Zhiqun Zhu is professor of political science and international relations at Bucknell University in Pennsylvania.
Developments around the North Korean nuclear issue since the beginning of 2018 have been so rapid and dramatic that most observers feel as if they are on a roller-coaster ride. Expectations remain high for the historic meeting between Donald Trump and Kim Jong-un despite recent doubts. With North Korea threatening to pull out of the Singapore summit, both South Korea and China appealed to Washington and Pyongyang to stay on course. Amid the uncertainty there were several significant developments.
First of all, the shortest line between Washington and Pyongyang may run through Beijing. Twice, in late March and early May, Mr. Kim travelled to China to meet with President Xi Jinping in an effort to seek China’s support ahead of his meeting with Mr. Trump. TV footage showing a smiling Mr. Xi walking alongside a relaxed Mr. Kim sent a powerful message of a united front. This is a U-turn in the tense relationship between the two leaders, and between the two countries, since they took office in 2012 and 2011, respectively. Notably, North Korea appeared to have hardened its stance after the second Xi-Kim meeting.

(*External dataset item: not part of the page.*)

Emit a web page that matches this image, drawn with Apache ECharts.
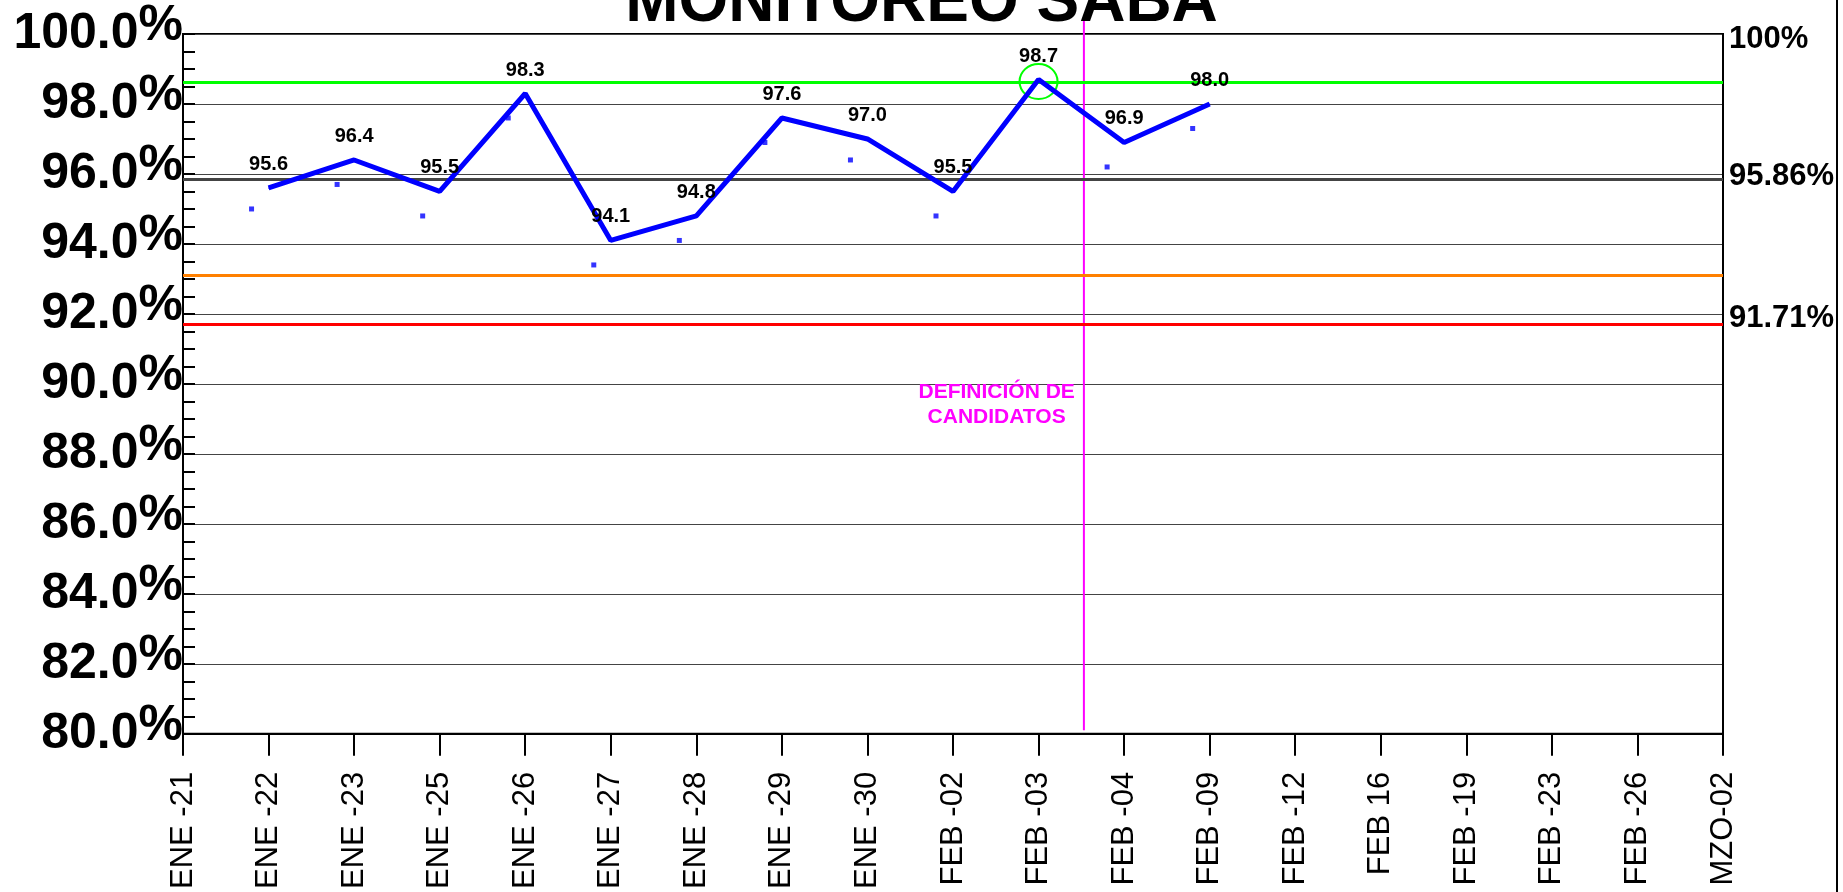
<!DOCTYPE html>
<html>
<head>
<meta charset="utf-8">
<script src="https://cdn.jsdelivr.net/npm/echarts@6/dist/echarts.min.js"></script>
<style>
  html, body { margin: 0; padding: 0; background: #fff; }
  #main { width: 1843px; height: 892px; }
</style>
</head>
<body>
<div id="main"></div>
<script>
// fechas del eje x
var categories = ['ENE -21', 'ENE -22', 'ENE -23', 'ENE -25', 'ENE -26', 'ENE -27', 'ENE -28',
  'ENE -29', 'ENE -30', 'FEB -02', 'FEB -03', 'FEB -04', 'FEB -09', 'FEB -12', 'FEB 16',
  'FEB -19', 'FEB -23', 'FEB -26', 'MZO-02']

// monitoreo (linea azul)
var saba = [null, 95.6, 96.4, 95.5, 98.3, 94.1, 94.8, 97.6, 97.0, 95.5, 98.7, 96.9, 98.0,
  null, null, null, null, null, null]

// puntos azules
var puntos = [null, 95.0, 95.7, 94.8, 97.6, 93.4, 94.1, 96.9, 96.4, 94.8, null, 96.2, 97.3,
  null, null, null, null, null, null]

// lineas de referencia
var meta = 98.63
var promedio = 95.86
var alerta = 93.1
var minimo = 91.71
var rightLabels = [100, 95.86, 91.71]

// corte "definicion de candidatos" (posicion en el eje de fechas)
var corte = 10.53
var corteTexto = 'DEFINICIÓN DE\nCANDIDATOS'

var chart = echarts.init(document.getElementById('main'))

var hline = function (v, color, w) {
    return { yAxis: v, lineStyle: { color: color, width: w, type: 'solid' } }
}

var rightFont = { fontFamily: 'Liberation Sans', fontSize: 31, fontWeight: 'bold', color: '#000' }

var option = {
    animation: false,
    title: {
        text: 'MONITOREO SABA',
        left: 'center',
        top: -34,
        textStyle: { fontFamily: 'Liberation Sans', fontSize: 64, fontWeight: 'bold', color: '#000' }
    },
    grid: {
        left: 183, right: 120, top: 34, bottom: 157,
        show: true, borderColor: '#000', borderWidth: 2
    },
    xAxis: [{
        type: 'category',
        data: categories,
        boundaryGap: false,
        axisLine: { lineStyle: { color: '#000', width: 2 } },
        axisTick: { length: 22, lineStyle: { color: '#000', width: 2 } },
        axisLabel: {
            rotate: 90, margin: 38, interval: 0,
            fontFamily: 'Liberation Sans', fontSize: 31, color: '#000'
        },
        splitLine: { show: false }
    }, {
        type: 'value', min: 0, max: categories.length - 1, show: false
    }],
    yAxis: [{
        type: 'value', min: 80, max: 100, interval: 2,
        axisLine: { show: true, lineStyle: { color: '#000', width: 2 } },
        axisTick: { show: true, inside: true, length: 12, lineStyle: { color: '#000', width: 2 } },
        minorTick: { show: true, splitNumber: 4, length: 12, lineStyle: { color: '#000', width: 2 } },
        splitLine: { lineStyle: { color: '#444', width: 1 } },
        axisLabel: {
            margin: 0,
            formatter: function (v) { return '{n|' + v.toFixed(1) + '}{p|%}' },
            rich: {
                n: { fontFamily: 'Liberation Sans', fontSize: 50, fontWeight: 'bold', color: '#000', lineHeight: 50 },
                p: { fontFamily: 'Liberation Sans', fontSize: 50, fontWeight: 'bold', color: '#000', lineHeight: 50, padding: [0, 0, 16, 0] }
            }
        }
    }, {
        type: 'value', min: 80, max: 100, position: 'right',
        axisLine: { show: true, lineStyle: { color: '#000', width: 2 } },
        axisTick: { show: false },
        splitLine: { show: false },
        axisLabel: {
            customValues: rightLabels,
            margin: 6,
            formatter: function (v) {
                if (v === 100) return '{a|' + v + '%}'
                if (v === minimo) return '{c|' + v + '%}'
                return '{b|' + v + '%}'
            },
            rich: {
                a: Object.assign({ padding: [10, 0, 0, 0] }, rightFont),
                b: Object.assign({ padding: [0, 0, 4, 0] }, rightFont),
                c: Object.assign({ padding: [0, 0, 12, 0] }, rightFont)
            }
        }
    }],
    graphic: [{
        type: 'line', shape: { x1: 1837, y1: 0, x2: 1837, y2: 892 },
        style: { stroke: '#000', lineWidth: 2 }
    }],
    series: [{
        type: 'line',
        data: saba,
        z: 5,
        symbol: 'circle',
        symbolSize: 1,
        lineStyle: { color: '#0000FF', width: 5 },
        itemStyle: { color: '#0000FF' },
        label: {
            show: true, position: 'top', distance: 13,
            fontFamily: 'Liberation Sans', fontSize: 20, fontWeight: 'bold', color: '#000',
            formatter: function (p) { return p.value.toFixed(1) }
        },
        markLine: {
            silent: true, symbol: 'none', label: { show: false },
            data: [
                hline(meta, '#00FF00', 3),
                hline(promedio, '#444', 3),
                hline(alerta, '#FF8000', 3),
                hline(minimo, '#FF0000', 3)
            ]
        },
        markPoint: {
            silent: true,
            data: [{ type: 'max' }],
            symbol: 'circle',
            symbolSize: [38, 35],
            symbolOffset: [0, 2],
            itemStyle: { color: 'rgba(0,0,0,0)', borderColor: '#00FF00', borderWidth: 2 },
            label: { show: false }
        }
    }, {
        type: 'scatter',
        data: puntos,
        z: 4,
        symbol: 'rect',
        symbolSize: 5,
        symbolOffset: [-17, 0],
        itemStyle: { color: '#0000FF' }
    }, {
        // linea vertical magenta
        type: 'line',
        xAxisIndex: 1,
        yAxisIndex: 0,
        clip: false,
        symbol: 'none',
        z: 3,
        data: [[corte, 80.1], [corte, 100.47]],
        lineStyle: { color: '#FF00FF', width: 2 },
        markPoint: {
            silent: true,
            symbolSize: 0,
            data: [{ coord: [9.51, 89.41] }],
            label: {
                show: true, position: 'inside',
                formatter: corteTexto,
                fontFamily: 'Liberation Sans', fontSize: 21, fontWeight: 'bold',
                color: '#FF00FF', lineHeight: 25, align: 'center'
            }
        }
    }]
}

chart.setOption(option)
</script>
</body>
</html>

When Mr. Kim first announced his plans to meet with South Korean president Moon Jae-in and Mr. Trump, some suggested that China might be sidelined in this new round of diplomacy. Indeed, it would be a public breakup of the China-North Korea relationship if Mr. Kim went ahead and met with Mr. Moon and Mr. Trump before meeting with Mr. Xi. As it turned out, Mr. Kim went to China before his scheduled meeting in April with Mr. Moon. From then on, it has become clear that China remains an indispensable player on the Korean Peninsula. It is no coincidence that Mr. Trump got on the phone with Mr. Xi shortly after both Xi-Kim meetings. It is more than just a courtesy when Mr. Trump calls Mr. Xi his “friend” and praises him for helping with the nuclear issue.
Secondly, despite North Korea’s dismal record in keeping its denuclearization promises in the past, this time around Mr. Kim seems serious. He already has frozen missile and nuclear tests, and dismantled a nuclear test site. He also released three Korean-Americans held by the North. Such gestures are symbolic and were not possible just a few months ago. Mr. Kim has taken important initial steps and is waiting for reciprocity from Mr. Trump.

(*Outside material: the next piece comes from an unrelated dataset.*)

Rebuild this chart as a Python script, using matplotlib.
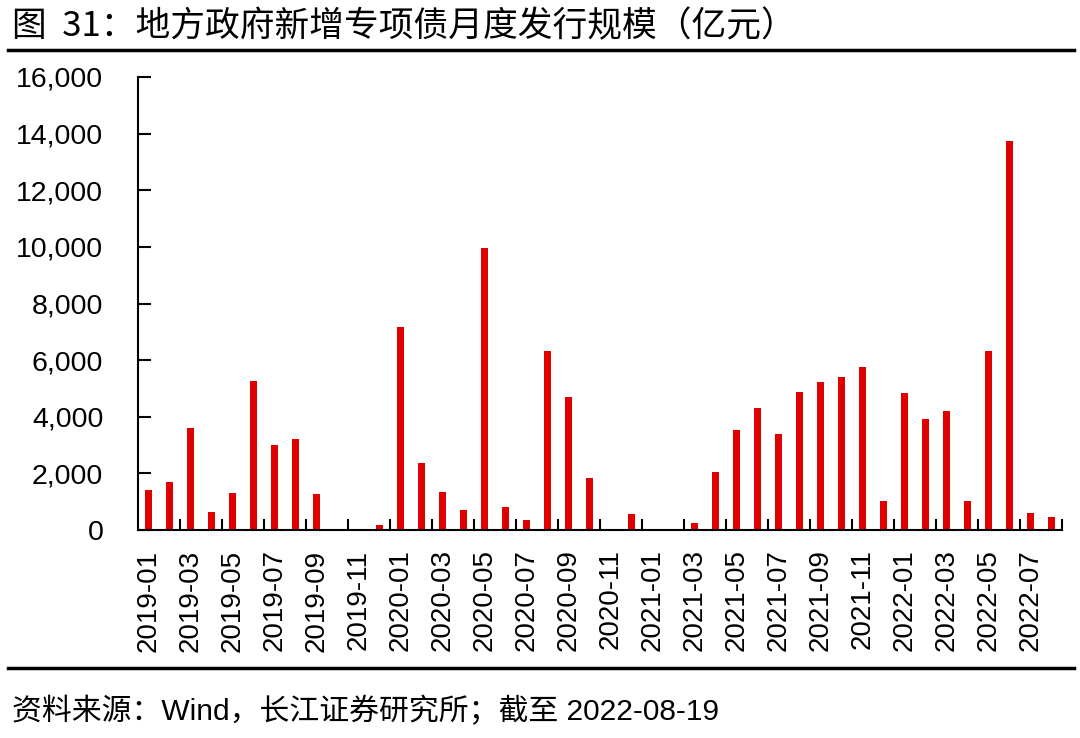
import matplotlib
matplotlib.use("Agg")
import matplotlib.pyplot as plt
from matplotlib.lines import Line2D
import numpy as np

plt.rcParams['font.family'] = ['Liberation Sans', 'Noto Sans CJK SC', 'DejaVu Sans']

# monthly data, 2019-01 .. 2022-08 (亿元)
months = [f"{y}-{m:02d}" for y in range(2019, 2023) for m in range(1, 13)][:44]
issuance = [1400, 1680, 3600, 640, 1310, 5270, 3000, 3210, 1260, 0, 0, 190,
            7160, 2360, 1340, 710, 9970, 810, 350, 6310, 4700, 1820, 0, 555,
            0, 0, 260, 2065, 3530, 4295, 3400, 4885, 5230, 5400, 5760, 1015,
            4840, 3930, 4210, 1040, 6325, 13735, 615, 460]

fig = plt.figure(figsize=(10.8, 7.38), dpi=100)
ax = fig.add_axes([138 / 1080, 1 - 530 / 738, 924 / 1080, 453 / 738])

x = np.arange(len(months))
ax.bar(x, issuance, width=0.34, color='#E00000')

ax.set_xlim(-0.5, len(months) - 0.5)
ax.set_ylim(0, 16000)
ax.set_yticks(range(0, 16001, 2000))
ax.set_yticklabels([f"{v:,}" for v in range(0, 16001, 2000)], fontsize=20.5)

ax.set_xticks(x[::2])
ax.set_xticklabels(months[::2], rotation=90, fontsize=20)
ax.set_xticks(np.arange(1.5, len(months), 2), minor=True)
ax.tick_params(axis='x', which='major', length=0, pad=14)
ax.tick_params(axis='x', which='minor', direction='in', length=8, width=1.5)
ax.tick_params(axis='y', direction='in', length=9, width=1.5, pad=25)

for s in ['top', 'right']:
    ax.spines[s].set_visible(False)
for s in ['left', 'bottom']:
    ax.spines[s].set_linewidth(1.5)

fig.text(12 / 1080, 1 - 27 / 738, "图  31：地方政府新增专项债月度发行规模（亿元）",
         fontsize=25, va='center', ha='left',
         family=['Noto Sans CJK SC', 'Liberation Sans'])
fig.add_artist(Line2D([8 / 1080, 1074 / 1080], [1 - 49.5 / 738, 1 - 49.5 / 738],
                      color='black', lw=2.5))
fig.add_artist(Line2D([8 / 1080, 1074 / 1080], [1 - 668 / 738, 1 - 668 / 738],
                      color='black', lw=2.5))
fig.text(12 / 1080, 1 - 711 / 738, "资料来源：Wind，长江证券研究所；截至 2022-08-19",
         fontsize=21.5, va='center', ha='left')

fig.savefig("out.png", dpi=100)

Some in the U.S. administration think that by agreeing to meet with Mr. Kim, Mr. Trump has made a huge concession, since a meeting with a U.S. president has long been “craved” by North Korean leaders. Such a condescending view does not augur well for U.S.-North Korean relations. Mr. Kim’s position is secure at home, and the closer ties between him and Mr. Xi will only consolidate his power. A meeting with Mr. Trump will not add much to what he already enjoys. Indeed, Mr. Trump wants the meeting as much as Mr. Kim does since it fits his personality of talking and doing big things, and a successful meeting will also help his Republican Party in the U.S. mid-term elections later this year.
Thirdly, Mr. Xi’s remark that China and North Korea are socialist countries and their relationship has major strategic significance indicates that he intends to revitalize the special friendship between the two traditional allies, though it may not be a return to the golden days when the relationship was as close as “lips and teeth.”
China and North Korea do need each other now. Mr. Kim needs China’s backing and reassurance as he enters talks with the unpredictable Mr. Trump, and China will definitely not abandon North Korea in the complex strategic rivalry in Northeast Asia, especially when the Trump administration has flirted with playing the trade and Taiwan cards.
Mr. Xi’s support for North Korea’s shift to economic development suggests that China will likely ease sanctions against North Korea soon, despite Mr. Trump’s claim that he and Mr. Xi agreed to keep the sanctions on until North Korea denuclearizes.
Finally, is Mr. Trump ready for a serious deal that will require change in his approach toward North Korea? If Mr. Trump could just walk away from the Paris Agreement on Climate Change and the Iran nuclear deal, one wonders whether he will keep any agreement with Mr. Kim they reach. The Trump administration should know that while it is demanding a “permanent, verifiable, and irreversible” destruction of North Korea’s nuclear programs, its own credibility is in question.
Mr. Kim’s promise to denuclearize comes with preconditions. In his view, if “relevant parties” abolish their hostile policies and remove security threats against North Korea, there is no need for North Korea to be a nuclear state. Will the United States ditch those “hostile policies” such as joint military exercises, continued sanctions, reluctance to sign a peace treaty to end the Korean War, etc.?
North Korea stated that it would not be interested in a meeting with one-sided demand for denuclearization. Is Mr. Trump willing to meet Mr. Kim half way and reciprocate Mr. Kim’s initial goodwill with tangible incentives? There have been murmurs about Mr. Trump being a strong contender for the 2018 Nobel Peace Prize. Can Mr. Trump really bring peace to the Korean Peninsula?